En las lejanas tierras del norte vivió, hace mucho tiempo, un zar que enfermó de gravedad. Mandó llamar a los mejores médicos del reino, que le vendieron, a precios astronómicos, todos los remedios que conocían y otros nuevos que se inventaron, pero lejos de mejorar, la salud del zar empeoraba día tras día.
Le recetaron baños calientes y helados, le hicieron ingerir jarabes de eucalipto, de miel y de plantas aromáticas traídas de exóticos países en largas caravanas. Le aplicaron ungüentos, bálsamos y cataplasmas hechas con insólitos ingredientes, sin embargo, la salud del zar no mejoraba.

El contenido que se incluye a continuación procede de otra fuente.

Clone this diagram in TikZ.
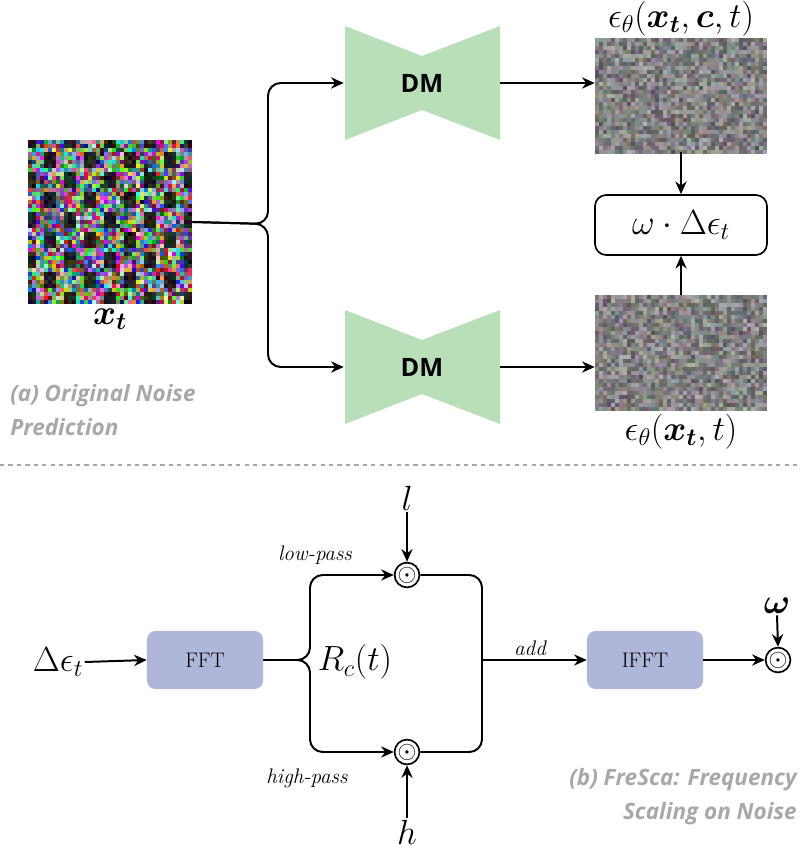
\documentclass[tikz,border=0pt]{standalone}
\usepackage{amsmath,amssymb,bm}
\usepackage{fontspec}
\newfontfamily\labfont{Open Sans}
\usetikzlibrary{arrows.meta,positioning}
\definecolor{dmgreen}{HTML}{B9DFB9}
\definecolor{fftblue}{HTML}{AEB6D9}
\definecolor{capgray}{HTML}{A8A8A8}
\tikzset{
  arr/.style={-{Stealth[length=9pt,width=8pt]}, line width=1.4pt},
  ln/.style={line width=1.4pt},
  img/.style={draw=none, inner sep=0pt},
  dmlab/.style={font=\labfont\bfseries\fontsize{18}{20}\selectfont},
  blk/.style={fill=fftblue, rounded corners=6pt, minimum width=2.9cm, minimum height=1.45cm, font=\fontsize{15}{17}\selectfont},
  captxt/.style={text=capgray, font=\labfont\bfseries\itshape\fontsize{16}{24}\selectfont, inner sep=0pt},
  odot/.style={circle, draw, line width=1.2pt, minimum size=0.6cm, inner sep=0pt, font=\fontsize{18}{18}\selectfont},
  mlab/.style={font=\fontsize{24}{26}\selectfont, inner sep=1pt},
  it/.style={font=\itshape\fontsize{15}{17}\selectfont, inner sep=1pt}
}
\begin{document}
\begin{tikzpicture}[x=0.025cm, y=-0.025cm]
    \useasboundingbox (0,0) rectangle (800,853);
    \pgfmathsetseed{7}

    % Bild x_t
    \foreach \i in {0,...,40}{
      \foreach \j in {0,...,40}{
        \pgfmathsetmacro{\f}{ifthenelse(cos(\i*36)*cos(\j*36+18)>0.45,0.25,1)}
        \pgfmathsetmacro{\r}{rnd*\f}
        \pgfmathsetmacro{\g}{rnd*\f}
        \pgfmathsetmacro{\b}{rnd*\f}
        \definecolor{nc}{rgb}{\r,\g,\b}
        \fill[nc] (28+\i*4,140+\j*4) rectangle ++(4,4);
      }}
    \node[img, minimum width=4.1cm, minimum height=4.1cm] (xt) at (110,222) {};
    \node[mlab, below=2pt of xt] (xtl) {$\bm{x_t}$};

    % Rauschbilder
    \foreach \y in {38,295}{
      \foreach \i in {0,...,42}{
        \foreach \j in {0,...,28}{
          \pgfmathsetmacro{\m}{0.3+0.3*rnd}
          \pgfmathsetmacro{\r}{\m+0.12*rnd}
          \pgfmathsetmacro{\g}{\m+0.12*rnd}
          \pgfmathsetmacro{\b}{\m+0.12*rnd}
          \definecolor{nc}{rgb}{\r,\g,\b}
          \fill[nc] (595+\i*4,\y+\j*4) rectangle ++(4,4);
        }}}
    \node[img, minimum width=4.3cm, minimum height=2.85cm] (ec) at (681,95) {};
    \node[img, minimum width=4.3cm, minimum height=2.85cm] (eu) at (681,352) {};
    \node[mlab, above=0pt of ec] (ecl) {$\epsilon_\theta(\bm{x_t},\bm{c},t)$};
    \node[mlab, below=2pt of eu] (eul) {$\epsilon_\theta(\bm{x_t},t)$};
    \node[draw, line width=1.2pt, rounded corners=8pt, minimum width=4.3cm, minimum height=1.5cm, mlab] (we) at (681,225) {$\omega\cdot\Delta\epsilon_t$};

    % DM
    \foreach \n/\cy in {dma/83, dmb/367}{
      \fill[dmgreen] (345,\cy-57) -- (422,\cy-27) -- (500,\cy-57) -- (500,\cy+57) -- (422,\cy+27) -- (345,\cy+57) -- cycle;
      \node[dmlab, minimum width=3.9cm, minimum height=2.8cm] (\n) at (422,\cy) {DM};
    }

    % Pfeile oben
    \coordinate (sp) at (268,224);
    \draw[arr, rounded corners=9pt] (xt.east) -- (sp) |- (dma.west);
    \draw[arr, rounded corners=9pt] (xt.east) -- (sp) |- (dmb.west);
    \draw[arr] (dma.east) -- (dma.east -| ec.west);
    \draw[arr] (dmb.east) -- (dmb.east -| eu.west);
    \draw[arr] (ec.south) -- (we.north);
    \draw[arr] (eu.north) -- (we.south);

    \node[captxt, align=left, anchor=north west] (capa) at (10,384) {(a) Original Noise\\Prediction};

    \draw[capgray, line width=1.2pt, dash pattern=on 3pt off 3pt] (0,465) -- (800,465);

    % FreSca
    \node[mlab] (de) at (58,662) {$\Delta\epsilon_t$};
    \node[blk] (fft) at (205,660) {FFT};
    \node[blk] (ifft) at (645,660) {IFFT};
    \node[odot] (ol) at (407,575) {$\odot$};
    \node[odot] (oh) at (407,752) {$\odot$};
    \node[odot] (ow) at (778,660) {$\odot$};
    \node[mlab] (l) at (407,498) {$l$};
    \node[mlab] (h) at (407,832) {$h$};
    \node[mlab] (w) at (777,606) {$\bm{\omega}$};
    \node[mlab] (rc) at (355,662) {$R_c(t)$};
    \node[it] (lp) at (315,555) {low-pass};
    \node[it] (hp) at (307,778) {high-pass};
    \node[it] (ad) at (530,648) {add};

    \coordinate (s2) at (310,660);
    \coordinate (j2) at (482,660);
    \draw[arr] (de.east) -- (fft.west);
    \draw[arr, rounded corners=9pt] (fft.east) -- (s2) |- (ol.west);
    \draw[arr, rounded corners=9pt] (fft.east) -- (s2) |- (oh.west);
    \draw[ln, rounded corners=9pt] (ol.east) -| (j2);
    \draw[ln, rounded corners=9pt] (oh.east) -| (j2);
    \draw[arr] (j2) -- (ifft.west);
    \draw[arr] (ifft.east) -- (ow.west);
    \draw[arr] (l.south) -- (ol.north);
    \draw[arr] (h.north) -- (oh.south);
    \draw[arr] (w.south) -- (ow.north);

    \node[captxt, align=right, anchor=north east] (capb) at (797,768) {(b) FreSca: Frequency\\Scaling on Noise};
\end{tikzpicture}
\end{document}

Tan desesperado estaba el hombre, que prometió la mitad de todas sus posesiones a aquel que fuera capaz de curarlo.
La noticia se propagó rápidamente, pues las riquezas del zar eran cuantiosas, y no tardaron en llegar eminentes doctores, prestigiosos magos y notorios curanderos desde todos los rincones del planeta para intentar devolverle al zar la salud perdida. A pesar de ello, fue un humilde poeta el que aseguró:
—Yo conozco el remedio. Yo sé cuál es la medicina que curará los males del monarca: se ha de encontrar a un hombre feliz y pedirle su camisa; cuando el Zar se vista con ella, sanará.
Partieron los emisarios del zar hacia todos los confines de la Tierra, pero encontrar a un hombre feliz no es una tarea fácil. El que tenía una salud de hierro, ansiaba riquezas; el que era inmensamente rico, añoraba ser amado sinceramente; y al que amaban mucho, los achaques no lo dejaban vivir. Aquel otro se quejaba de los hijos, y el de más allá de sus vecinos, de sus parientes, de su país o de su trabajo.
Pasaban los días, la esperanza se perdía y la salud del zar empeoraba, hasta que, una tarde, uno de los emisarios del zar pasó junto a una pequeña choza que tenía la puerta abierta y la alegre voz de un hombre, que en el interior descansaba junto al fuego de la chimenea, llamó su atención:
—¡Qué feliz soy! Hoy me han dado una paga por mi trabajo, tengo una salud de hierro y mi familia y mis amigos me quieren mucho, ¿qué más puedo pedir?
El emisario mandó enseguida noticias al palacio diciendo que, por fin, había aparecido un hombre feliz. En el palacio se respiraba optimismo y la zarina ordenó con premura:
—Traed ahora mismo la camisa de ese hombre. ¡Decidle que a cambio de ella podrá pedir lo que quiera!
En medio de una gran algarabía, los cortesanos comenzaron a preparar una fastuosa celebración para recibir al hombre feliz; al hombre que le devolvería la salud al zar que, por fin, se recuperaría de su misterioso mal.
La ciudad entera esperaba con impaciencia a los emisarios. Vigilaban desde ventanas y caminos para ver la llegada de la comitiva real que traía el remedio para sanar a su gobernante, mas, cuando llegaron, traían las manos vacías:
—Pero, ¡¿dónde está la camisa del hombre feliz?! —apremió con impaciencia la zarina— ¡Tenemos que vestir con ella al zar para que se cure!
—Señora —contestaron compungidos los mensajeros—, el hombre feliz no tiene camisa.